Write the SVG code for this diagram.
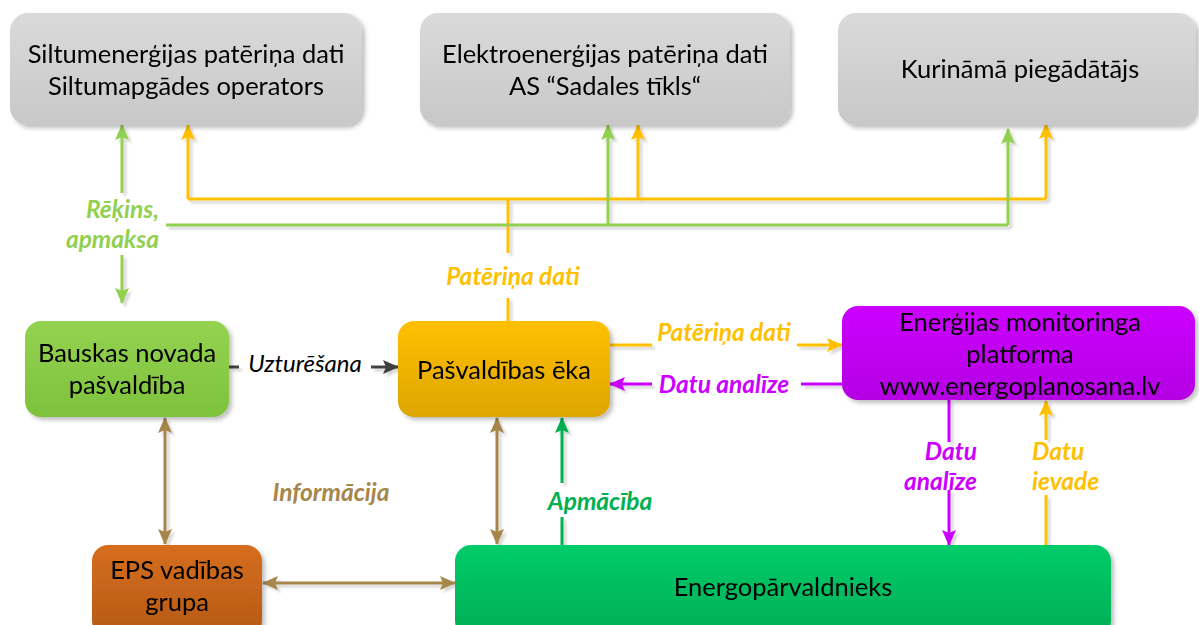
===
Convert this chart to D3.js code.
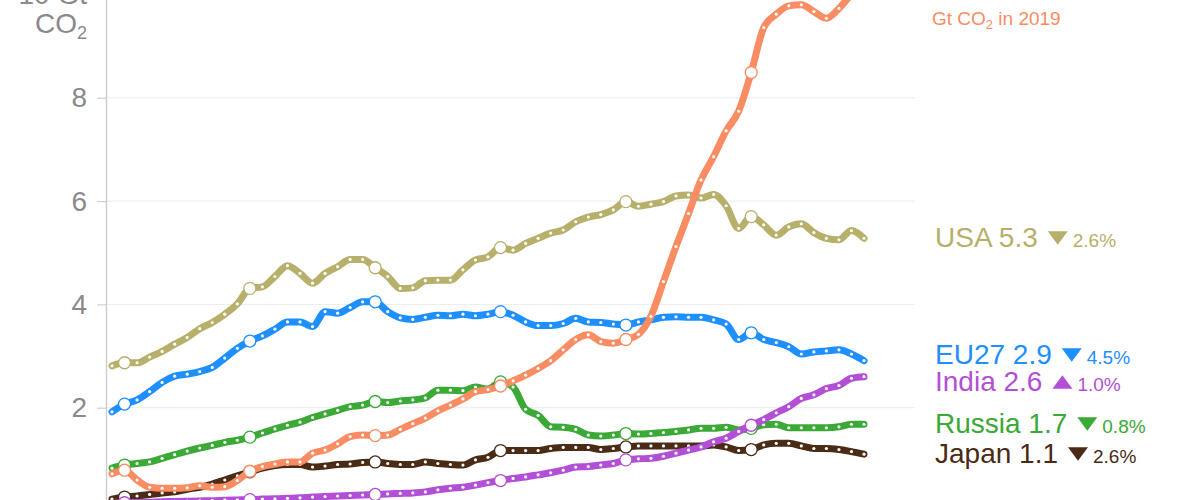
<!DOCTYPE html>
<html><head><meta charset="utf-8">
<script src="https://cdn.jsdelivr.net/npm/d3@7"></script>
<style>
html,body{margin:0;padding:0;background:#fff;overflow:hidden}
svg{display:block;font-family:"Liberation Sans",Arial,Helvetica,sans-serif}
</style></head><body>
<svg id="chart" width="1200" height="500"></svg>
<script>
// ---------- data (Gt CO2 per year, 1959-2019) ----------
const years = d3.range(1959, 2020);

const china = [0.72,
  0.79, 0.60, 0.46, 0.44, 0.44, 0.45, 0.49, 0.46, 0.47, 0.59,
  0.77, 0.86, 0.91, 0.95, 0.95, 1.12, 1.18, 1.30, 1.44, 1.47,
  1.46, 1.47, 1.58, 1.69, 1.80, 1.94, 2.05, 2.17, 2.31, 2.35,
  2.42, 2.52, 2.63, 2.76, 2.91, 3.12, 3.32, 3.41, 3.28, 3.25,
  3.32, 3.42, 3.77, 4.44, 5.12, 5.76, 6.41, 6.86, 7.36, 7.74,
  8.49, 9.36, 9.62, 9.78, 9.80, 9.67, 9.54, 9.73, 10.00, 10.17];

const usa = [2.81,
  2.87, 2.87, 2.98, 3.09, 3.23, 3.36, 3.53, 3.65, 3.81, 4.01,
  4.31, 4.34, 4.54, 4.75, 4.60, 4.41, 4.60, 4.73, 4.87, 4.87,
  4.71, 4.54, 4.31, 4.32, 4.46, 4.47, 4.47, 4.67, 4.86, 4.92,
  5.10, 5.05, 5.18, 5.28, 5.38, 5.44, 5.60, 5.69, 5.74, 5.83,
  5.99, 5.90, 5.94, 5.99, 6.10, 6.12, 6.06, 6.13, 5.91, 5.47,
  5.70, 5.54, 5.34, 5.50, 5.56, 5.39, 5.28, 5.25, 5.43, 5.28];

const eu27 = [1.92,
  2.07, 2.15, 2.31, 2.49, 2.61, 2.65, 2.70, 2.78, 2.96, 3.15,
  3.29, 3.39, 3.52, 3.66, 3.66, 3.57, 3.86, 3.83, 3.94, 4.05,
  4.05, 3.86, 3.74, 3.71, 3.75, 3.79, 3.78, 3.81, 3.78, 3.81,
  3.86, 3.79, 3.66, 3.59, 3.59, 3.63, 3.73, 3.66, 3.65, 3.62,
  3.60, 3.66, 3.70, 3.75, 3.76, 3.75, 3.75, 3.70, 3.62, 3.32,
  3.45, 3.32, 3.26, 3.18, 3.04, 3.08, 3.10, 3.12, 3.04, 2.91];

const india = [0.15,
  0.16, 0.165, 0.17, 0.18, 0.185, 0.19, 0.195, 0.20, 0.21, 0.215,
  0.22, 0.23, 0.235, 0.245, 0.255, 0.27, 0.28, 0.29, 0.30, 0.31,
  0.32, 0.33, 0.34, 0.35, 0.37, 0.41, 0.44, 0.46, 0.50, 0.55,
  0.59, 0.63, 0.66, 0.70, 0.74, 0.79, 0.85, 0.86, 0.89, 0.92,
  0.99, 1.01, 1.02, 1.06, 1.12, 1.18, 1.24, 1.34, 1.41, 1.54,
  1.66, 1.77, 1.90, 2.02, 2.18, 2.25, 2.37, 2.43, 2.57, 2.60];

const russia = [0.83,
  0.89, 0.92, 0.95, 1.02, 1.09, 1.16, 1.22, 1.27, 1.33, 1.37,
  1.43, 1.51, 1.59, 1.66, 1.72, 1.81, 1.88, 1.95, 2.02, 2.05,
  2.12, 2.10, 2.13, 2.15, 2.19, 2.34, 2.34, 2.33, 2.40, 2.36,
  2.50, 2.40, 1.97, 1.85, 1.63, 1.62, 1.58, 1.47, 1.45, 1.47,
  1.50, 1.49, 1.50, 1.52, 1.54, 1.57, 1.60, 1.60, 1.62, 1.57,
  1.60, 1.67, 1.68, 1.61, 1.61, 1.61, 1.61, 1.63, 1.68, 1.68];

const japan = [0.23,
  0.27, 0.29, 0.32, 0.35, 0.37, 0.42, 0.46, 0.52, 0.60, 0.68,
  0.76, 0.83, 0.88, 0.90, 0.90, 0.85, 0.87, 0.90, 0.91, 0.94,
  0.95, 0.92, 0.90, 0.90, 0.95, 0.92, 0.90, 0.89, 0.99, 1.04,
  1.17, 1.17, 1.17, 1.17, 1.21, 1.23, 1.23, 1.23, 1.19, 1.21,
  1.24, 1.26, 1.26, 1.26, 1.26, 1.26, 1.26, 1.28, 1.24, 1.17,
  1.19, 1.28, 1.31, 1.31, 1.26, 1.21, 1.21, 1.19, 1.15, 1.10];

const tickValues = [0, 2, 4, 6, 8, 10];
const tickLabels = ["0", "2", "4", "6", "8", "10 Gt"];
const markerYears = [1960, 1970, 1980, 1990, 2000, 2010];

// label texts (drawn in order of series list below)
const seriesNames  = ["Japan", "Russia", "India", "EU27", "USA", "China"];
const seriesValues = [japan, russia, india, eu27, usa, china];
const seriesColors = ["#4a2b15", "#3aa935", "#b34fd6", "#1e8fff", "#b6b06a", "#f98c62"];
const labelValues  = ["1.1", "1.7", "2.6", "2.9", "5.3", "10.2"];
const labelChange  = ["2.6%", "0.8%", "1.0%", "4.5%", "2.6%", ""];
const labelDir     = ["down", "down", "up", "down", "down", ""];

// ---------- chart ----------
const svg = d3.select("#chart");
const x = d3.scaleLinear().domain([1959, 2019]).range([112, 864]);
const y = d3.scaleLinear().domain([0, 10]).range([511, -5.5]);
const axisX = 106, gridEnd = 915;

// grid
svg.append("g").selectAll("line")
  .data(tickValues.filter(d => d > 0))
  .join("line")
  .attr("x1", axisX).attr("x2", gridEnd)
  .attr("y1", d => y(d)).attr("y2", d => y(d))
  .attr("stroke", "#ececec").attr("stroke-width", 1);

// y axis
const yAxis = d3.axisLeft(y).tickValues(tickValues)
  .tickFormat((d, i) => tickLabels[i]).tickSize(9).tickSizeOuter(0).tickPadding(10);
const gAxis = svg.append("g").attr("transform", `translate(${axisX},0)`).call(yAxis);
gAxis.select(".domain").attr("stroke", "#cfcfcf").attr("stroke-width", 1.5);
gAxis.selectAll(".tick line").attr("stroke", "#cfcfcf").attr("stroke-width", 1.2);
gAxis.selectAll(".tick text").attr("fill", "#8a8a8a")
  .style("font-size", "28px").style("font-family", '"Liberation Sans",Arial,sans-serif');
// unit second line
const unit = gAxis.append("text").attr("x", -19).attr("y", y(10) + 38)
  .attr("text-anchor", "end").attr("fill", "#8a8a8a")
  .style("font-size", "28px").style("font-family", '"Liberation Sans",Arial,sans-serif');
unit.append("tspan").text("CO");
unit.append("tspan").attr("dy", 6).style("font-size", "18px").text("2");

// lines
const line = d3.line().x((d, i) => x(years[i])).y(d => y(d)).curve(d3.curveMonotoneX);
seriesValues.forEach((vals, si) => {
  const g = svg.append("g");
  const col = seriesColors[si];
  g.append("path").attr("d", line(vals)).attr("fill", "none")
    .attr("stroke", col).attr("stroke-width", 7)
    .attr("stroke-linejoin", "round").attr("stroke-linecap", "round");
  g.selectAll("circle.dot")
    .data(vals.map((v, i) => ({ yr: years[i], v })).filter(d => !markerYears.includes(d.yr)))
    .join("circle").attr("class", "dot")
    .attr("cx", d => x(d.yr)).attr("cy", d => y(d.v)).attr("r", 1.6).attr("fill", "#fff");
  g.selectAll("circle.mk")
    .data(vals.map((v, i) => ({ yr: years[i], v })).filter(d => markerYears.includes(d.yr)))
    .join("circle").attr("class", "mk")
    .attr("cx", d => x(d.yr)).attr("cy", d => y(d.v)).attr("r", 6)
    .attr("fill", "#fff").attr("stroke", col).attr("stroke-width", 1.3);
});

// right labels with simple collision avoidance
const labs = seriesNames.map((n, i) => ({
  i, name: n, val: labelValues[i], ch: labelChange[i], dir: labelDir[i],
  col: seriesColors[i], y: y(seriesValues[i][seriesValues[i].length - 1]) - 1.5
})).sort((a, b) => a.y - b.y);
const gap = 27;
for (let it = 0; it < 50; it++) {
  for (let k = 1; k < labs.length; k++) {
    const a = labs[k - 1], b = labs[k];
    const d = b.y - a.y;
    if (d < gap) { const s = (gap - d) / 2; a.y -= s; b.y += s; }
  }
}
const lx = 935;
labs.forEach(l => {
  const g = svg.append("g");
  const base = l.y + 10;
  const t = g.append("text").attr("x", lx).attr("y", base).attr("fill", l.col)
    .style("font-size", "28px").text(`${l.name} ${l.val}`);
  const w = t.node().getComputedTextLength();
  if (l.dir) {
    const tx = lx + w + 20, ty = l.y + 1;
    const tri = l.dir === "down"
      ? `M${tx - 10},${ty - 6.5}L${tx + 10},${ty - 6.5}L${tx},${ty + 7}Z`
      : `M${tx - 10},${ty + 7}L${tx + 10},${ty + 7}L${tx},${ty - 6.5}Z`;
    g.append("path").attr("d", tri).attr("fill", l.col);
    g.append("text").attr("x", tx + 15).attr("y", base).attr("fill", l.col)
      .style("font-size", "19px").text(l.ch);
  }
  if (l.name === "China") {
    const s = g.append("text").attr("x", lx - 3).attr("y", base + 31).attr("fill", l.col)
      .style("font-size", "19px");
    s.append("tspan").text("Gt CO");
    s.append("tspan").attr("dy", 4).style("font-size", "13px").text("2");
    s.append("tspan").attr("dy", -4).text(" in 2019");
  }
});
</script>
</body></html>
===
Copy each line above containing the string "chart".

▶ [Exercise result]:
Convert this chart to D3.js code.
<svg id="chart" width="1200" height="500"></svg>
// ---------- chart ----------
const svg = d3.select("#chart");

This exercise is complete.